- Iyyappanthangal, Chennai Location within Chennai
- Coordinates: 13°02′17″N 80°08′06″E﻿ / ﻿13.03796°N 80.13513°E
- Country: India
- State: Tamil Nadu
- Metro: Chennai

Government
- • Type: Municipality
- • Body: Mangadu Municipality

Population (2001)
- • Total: 7,066

Language
- • Official: Tamil
- Time zone: UTC+5:30 (IST)
- PIN: 600 056
- Vehicle registration: TN 12 (RTO, Poonamallee)
- Planning agency: CMDA

= Iyyapanthangal =

Neighbourhood of Chennai, India

Iyyappanthangal is a neighborhood to the west of Chennai, Tamilnadu, India. It comes under Ayyappanthangal Village Panchayath comprising three villages - Ayyappanthangal, Kolathuvancheri, Thelliyar Agaram falling under Kundrathur Panchayath Union of Kanchipuram District. It is located 20 km away from Fort St George on the Mount-Poonamallee Road. The nearest railway stations are at Guindy (Chennai South Line) about 11 km away and Avadi (Chennai West Line) about 12 km away. The Porur Junction where a much-needed road overbridge on the busy Guindy–Poonamallee stretch was built after a very long delay of nearly five years is just about 2 km from Iyyapanthangal and the Poonamallee Junction is just about 6 km from the town.

==Connectivity==
The six-acre Iyyappanthangal bus terminus was opened in 1994. It operates 162 buses to places such as Koyambedu, Tambaram, Kundrathur, Sommangalam, Kovalam, Sunguvachattiram, Parrys Corner, Anna Salai, Tambaram, T Nagar and Mint.

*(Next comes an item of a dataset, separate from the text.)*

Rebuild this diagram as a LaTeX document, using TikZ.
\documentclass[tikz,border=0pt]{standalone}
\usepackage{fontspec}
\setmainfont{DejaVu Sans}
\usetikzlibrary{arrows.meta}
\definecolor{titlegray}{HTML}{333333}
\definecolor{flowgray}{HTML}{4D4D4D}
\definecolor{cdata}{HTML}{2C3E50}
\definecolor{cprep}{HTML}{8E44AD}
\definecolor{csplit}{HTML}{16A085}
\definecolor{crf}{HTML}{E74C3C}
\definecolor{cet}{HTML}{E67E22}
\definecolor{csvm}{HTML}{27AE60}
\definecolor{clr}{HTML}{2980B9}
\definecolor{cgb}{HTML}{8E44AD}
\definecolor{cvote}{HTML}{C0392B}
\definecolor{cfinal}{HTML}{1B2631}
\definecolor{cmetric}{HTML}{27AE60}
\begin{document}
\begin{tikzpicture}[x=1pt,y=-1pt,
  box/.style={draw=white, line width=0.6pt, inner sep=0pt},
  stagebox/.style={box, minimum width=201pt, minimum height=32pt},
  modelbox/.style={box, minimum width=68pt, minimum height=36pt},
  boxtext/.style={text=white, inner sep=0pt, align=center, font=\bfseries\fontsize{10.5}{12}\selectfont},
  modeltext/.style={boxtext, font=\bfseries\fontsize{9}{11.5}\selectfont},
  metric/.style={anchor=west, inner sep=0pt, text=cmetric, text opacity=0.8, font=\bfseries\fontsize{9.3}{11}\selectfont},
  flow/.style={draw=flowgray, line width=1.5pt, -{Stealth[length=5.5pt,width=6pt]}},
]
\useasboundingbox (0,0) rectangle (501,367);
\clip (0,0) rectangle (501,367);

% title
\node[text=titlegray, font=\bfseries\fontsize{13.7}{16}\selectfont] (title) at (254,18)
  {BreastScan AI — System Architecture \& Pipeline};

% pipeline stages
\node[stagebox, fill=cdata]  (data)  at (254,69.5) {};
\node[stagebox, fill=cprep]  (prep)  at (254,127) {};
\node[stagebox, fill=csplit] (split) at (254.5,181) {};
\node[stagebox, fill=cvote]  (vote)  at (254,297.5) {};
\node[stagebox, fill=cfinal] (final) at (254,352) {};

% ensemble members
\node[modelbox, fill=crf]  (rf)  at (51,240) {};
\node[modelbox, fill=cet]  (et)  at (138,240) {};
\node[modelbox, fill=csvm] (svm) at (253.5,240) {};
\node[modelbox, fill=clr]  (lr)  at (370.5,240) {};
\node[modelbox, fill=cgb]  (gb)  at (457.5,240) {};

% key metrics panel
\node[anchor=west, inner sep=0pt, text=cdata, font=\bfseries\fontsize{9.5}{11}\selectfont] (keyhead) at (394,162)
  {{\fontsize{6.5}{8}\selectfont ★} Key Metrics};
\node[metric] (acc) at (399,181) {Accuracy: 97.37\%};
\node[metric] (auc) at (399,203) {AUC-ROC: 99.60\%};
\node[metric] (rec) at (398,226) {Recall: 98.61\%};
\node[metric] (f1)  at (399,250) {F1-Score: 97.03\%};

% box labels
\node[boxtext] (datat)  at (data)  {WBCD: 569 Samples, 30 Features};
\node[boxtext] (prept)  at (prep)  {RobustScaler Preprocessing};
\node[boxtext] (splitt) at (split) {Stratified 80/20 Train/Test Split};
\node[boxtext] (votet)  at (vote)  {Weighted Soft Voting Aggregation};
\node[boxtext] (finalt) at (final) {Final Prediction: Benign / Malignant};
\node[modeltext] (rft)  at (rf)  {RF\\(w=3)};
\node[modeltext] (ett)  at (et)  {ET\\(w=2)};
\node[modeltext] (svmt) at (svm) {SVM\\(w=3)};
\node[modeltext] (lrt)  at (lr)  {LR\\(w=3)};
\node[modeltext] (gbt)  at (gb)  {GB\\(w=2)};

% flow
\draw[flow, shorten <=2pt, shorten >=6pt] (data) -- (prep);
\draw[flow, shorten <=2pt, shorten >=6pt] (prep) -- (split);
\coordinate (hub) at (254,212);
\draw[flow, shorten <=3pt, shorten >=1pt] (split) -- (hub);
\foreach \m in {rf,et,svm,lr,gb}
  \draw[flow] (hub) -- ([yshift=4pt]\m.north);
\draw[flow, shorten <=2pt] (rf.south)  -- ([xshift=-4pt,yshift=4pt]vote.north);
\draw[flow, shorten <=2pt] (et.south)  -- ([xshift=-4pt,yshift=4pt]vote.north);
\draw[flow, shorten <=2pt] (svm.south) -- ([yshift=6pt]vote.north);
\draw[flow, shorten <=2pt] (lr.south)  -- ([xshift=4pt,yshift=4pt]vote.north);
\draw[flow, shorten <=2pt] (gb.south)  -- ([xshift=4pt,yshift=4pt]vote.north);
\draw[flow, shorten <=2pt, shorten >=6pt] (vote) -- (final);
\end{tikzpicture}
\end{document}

About 150,000 commuters take buses from here daily.

The state highways department undertook renovation of the terminus at a cost of ₹ 4.1 million in March 2010. The work to lay the concrete floor within the terminus area has begun. Among the 25 MTC depots, this is the first terminus to be taken up for renovation. The renovation includes construction of a compound wall, replacement of old lights, creating concrete parking areas for buses, installation of electronic sign boards, and raising the level of the terminus 1.5 feet above the height of Mount-Poonamallee High Road to prevent waterlogging during the monsoon. Facilities for toilets and drinking water for both passengers and MTC staff was also planned. Iyyappanthangal Bus Depot was one of the top most collection in revenue in Chennai in 2000s.

The 26.1-km-long Corridor 4 of the Chennai Metro Phase II which connects Ice House and Poonamallee will have a stop at Iyyappanthangal.

== Demographics ==
As of 2001, Iyyappanthangal had a population of 7,066 with 3,614 males and 3,452 females. The sex ratio is 955 and the literacy rate is 83.9.

== Education ==
Schools in the neighbourhood include The Pupil, Sri Chaitanya School, Maharishi Vidya Mandir, RISHS International School, Sindhi Model School of Excellence, and St.John's Matriculation School. Some of the major institutions of higher education are Sri Ramachandra Medical College and Hospital, Alpha College of Arts and Science, and Saveetha Dental College and Hospital.

== Healthcare ==
Sri Ramachandra Medical College and Hospital, one of the most important hospitals in the city, is located here. Other healthcare centers include Mahalakshmi Multispecialty Hospital (MMS), Aravind Eye Hospital, ACS Medical College and Hospitals, Kedar Hospital and DR multi-speciality hospital.